Task statement: Quote each line of the material verbatim, without the pictures.

Source material:
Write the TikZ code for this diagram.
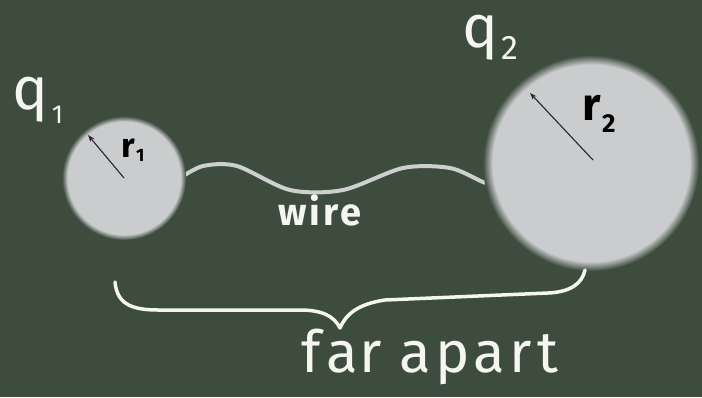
\documentclass[tikz,border=0pt]{standalone}
\usepackage{fontspec}
\setmainfont{Fira Sans}
\usetikzlibrary{arrows.meta}
\definecolor{boardbg}{RGB}{62,76,62}
\definecolor{diskc}{RGB}{202,204,206}
\definecolor{chalk}{RGB}{246,246,240}
\definecolor{wirec}{RGB}{205,208,205}
\pgfdeclareradialshading{blurdisk}{\pgfpoint{0bp}{0bp}}{color(0bp)=(diskc); color(22.8bp)=(diskc); color(25bp)=(boardbg); color(50bp)=(boardbg)}
\pgfdeclarelayer{bg}
\pgfdeclarelayer{wirelayer}
\pgfsetlayers{bg,wirelayer,main}
\begin{document}
\begin{tikzpicture}[x=1pt,y=-1pt,
  disk/.style={circle, draw=none, inner sep=0pt, shading=blurdisk},
  chalktext/.style={text=chalk, inner sep=0pt},
  radarrow/.style={draw=black!85, line width=1.1pt, -{Stealth[length=7pt,width=5pt,open]}},
  rlabel/.style={text=black, inner sep=0pt}]
\begin{pgfonlayer}{bg}
\fill[boardbg] (0,0) rectangle (702,397);
\end{pgfonlayer}
\useasboundingbox (0,0) rectangle (702,397);
% spheres
\node[disk, minimum size=124pt] (s1) at (124,178) {};
\node[disk, minimum size=216pt] (s2) at (591,163) {};
% wire
\begin{pgfonlayer}{wirelayer}
\draw[wirec, line width=4pt, line join=round, line cap=round]
  plot[smooth, tension=0.5] coordinates {([xshift=-6pt]s1.east) (203,166) (237,166) (290,190) (343,190) (403,168) (450,168) (483,182) ([xshift=12pt,yshift=-22pt]s2.west)};
\end{pgfonlayer}
% radii
\coordinate (r1tip) at (88,135);
\coordinate (r2tip) at (530,93);
\draw[radarrow] (s1.center) -- (r1tip);
\draw[radarrow] ([xshift=2pt,yshift=3pt]s2.center) -- (r2tip);
\node[rlabel, font=\fontsize{34}{38}\selectfont\bfseries] (r1) at (133,150) {r\kern1pt\raisebox{-4pt}{\fontsize{18}{20}\selectfont 1}};
\node[rlabel, font=\fontsize{46}{50}\selectfont\bfseries] (r2) at (599,114) {r\kern1pt\raisebox{-12pt}{\fontsize{26}{28}\selectfont 2}};
% charges
\node[chalktext, font=\fontsize{60}{64}\selectfont] (q1) at (38,100) {q\kern3pt\raisebox{-14pt}{\fontsize{26}{28}\selectfont 1}};
\node[chalktext, font=\fontsize{60}{64}\selectfont] (q2) at (490,38) {q\kern3pt\raisebox{-12pt}{\fontsize{34}{36}\selectfont 2}};
% wire label
\node[chalktext, font=\fontsize{38}{42}\selectfont\bfseries] (wl) at (320,210) {w\kern3pt i\kern3pt r\kern2pt e};
% brace
\coordinate (bl) at (115,282);
\coordinate (br) at (585,270);
\coordinate (btip) at (340,328);
\draw[chalk, line width=3.5pt, line cap=round, line join=round]
  (bl) .. controls (117,303) and (130,310) .. (158,310) -- (300,310)
  .. controls (322,310) and (334,316) .. (btip)
  .. controls (346,314) and (358,304) .. (385,300) -- (548,293)
  .. controls (570,292) and (582,284) .. (br);
\node[chalktext, font=\fontsize{58}{62}\selectfont] (far) at (430,357) {f\kern6pt a\kern1pt r\kern18pt a\kern4pt p\kern4pt a\kern4pt r\kern6pt t};
\end{tikzpicture}
\end{document}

Reply:
Write the TikZ code for this diagram.
\documentclass[tikz,border=0pt]{standalone}
\usepackage{fontspec}
\setmainfont{Fira Sans}
\usetikzlibrary{arrows.meta}
\definecolor{boardbg}{RGB}{62,76,62}
\definecolor{diskc}{RGB}{202,204,206}
\definecolor{chalk}{RGB}{246,246,240}
\definecolor{wirec}{RGB}{205,208,205}
\pgfdeclareradialshading{blurdisk}{\pgfpoint{0bp}{0bp}}{color(0bp)=(diskc); color(22.8bp)=(diskc); color(25bp)=(boardbg); color(50bp)=(boardbg)}
\pgfdeclarelayer{bg}
\pgfdeclarelayer{wirelayer}
\pgfsetlayers{bg,wirelayer,main}
\begin{document}
\begin{tikzpicture}[x=1pt,y=-1pt,
  disk/.style={circle, draw=none, inner sep=0pt, shading=blurdisk},
  chalktext/.style={text=chalk, inner sep=0pt},
  radarrow/.style={draw=black!85, line width=1.1pt, -{Stealth[length=7pt,width=5pt,open]}},
  rlabel/.style={text=black, inner sep=0pt}]
\begin{pgfonlayer}{bg}
\fill[boardbg] (0,0) rectangle (702,397);
\end{pgfonlayer}
\useasboundingbox (0,0) rectangle (702,397);
% spheres
\node[disk, minimum size=124pt] (s1) at (124,178) {};
\node[disk, minimum size=216pt] (s2) at (591,163) {};
% wire
\begin{pgfonlayer}{wirelayer}
\draw[wirec, line width=4pt, line join=round, line cap=round]
  plot[smooth, tension=0.5] coordinates {([xshift=-6pt]s1.east) (203,166) (237,166) (290,190) (343,190) (403,168) (450,168) (483,182) ([xshift=12pt,yshift=-22pt]s2.west)};
\end{pgfonlayer}
% radii
\coordinate (r1tip) at (88,135);
\coordinate (r2tip) at (530,93);
\draw[radarrow] (s1.center) -- (r1tip);
\draw[radarrow] ([xshift=2pt,yshift=3pt]s2.center) -- (r2tip);
\node[rlabel, font=\fontsize{34}{38}\selectfont\bfseries] (r1) at (133,150) {r\kern1pt\raisebox{-4pt}{\fontsize{18}{20}\selectfont 1}};
\node[rlabel, font=\fontsize{46}{50}\selectfont\bfseries] (r2) at (599,114) {r\kern1pt\raisebox{-12pt}{\fontsize{26}{28}\selectfont 2}};
% charges
\node[chalktext, font=\fontsize{60}{64}\selectfont] (q1) at (38,100) {q\kern3pt\raisebox{-14pt}{\fontsize{26}{28}\selectfont 1}};
\node[chalktext, font=\fontsize{60}{64}\selectfont] (q2) at (490,38) {q\kern3pt\raisebox{-12pt}{\fontsize{34}{36}\selectfont 2}};
% wire label
\node[chalktext, font=\fontsize{38}{42}\selectfont\bfseries] (wl) at (320,210) {w\kern3pt i\kern3pt r\kern2pt e};
% brace
\coordinate (bl) at (115,282);
\coordinate (br) at (585,270);
\coordinate (btip) at (340,328);
\draw[chalk, line width=3.5pt, line cap=round, line join=round]
  (bl) .. controls (117,303) and (130,310) .. (158,310) -- (300,310)
  .. controls (322,310) and (334,316) .. (btip)
  .. controls (346,314) and (358,304) .. (385,300) -- (548,293)
  .. controls (570,292) and (582,284) .. (br);
\node[chalktext, font=\fontsize{58}{62}\selectfont] (far) at (430,357) {f\kern6pt a\kern1pt r\kern18pt a\kern4pt p\kern4pt a\kern4pt r\kern6pt t};
\end{tikzpicture}
\end{document}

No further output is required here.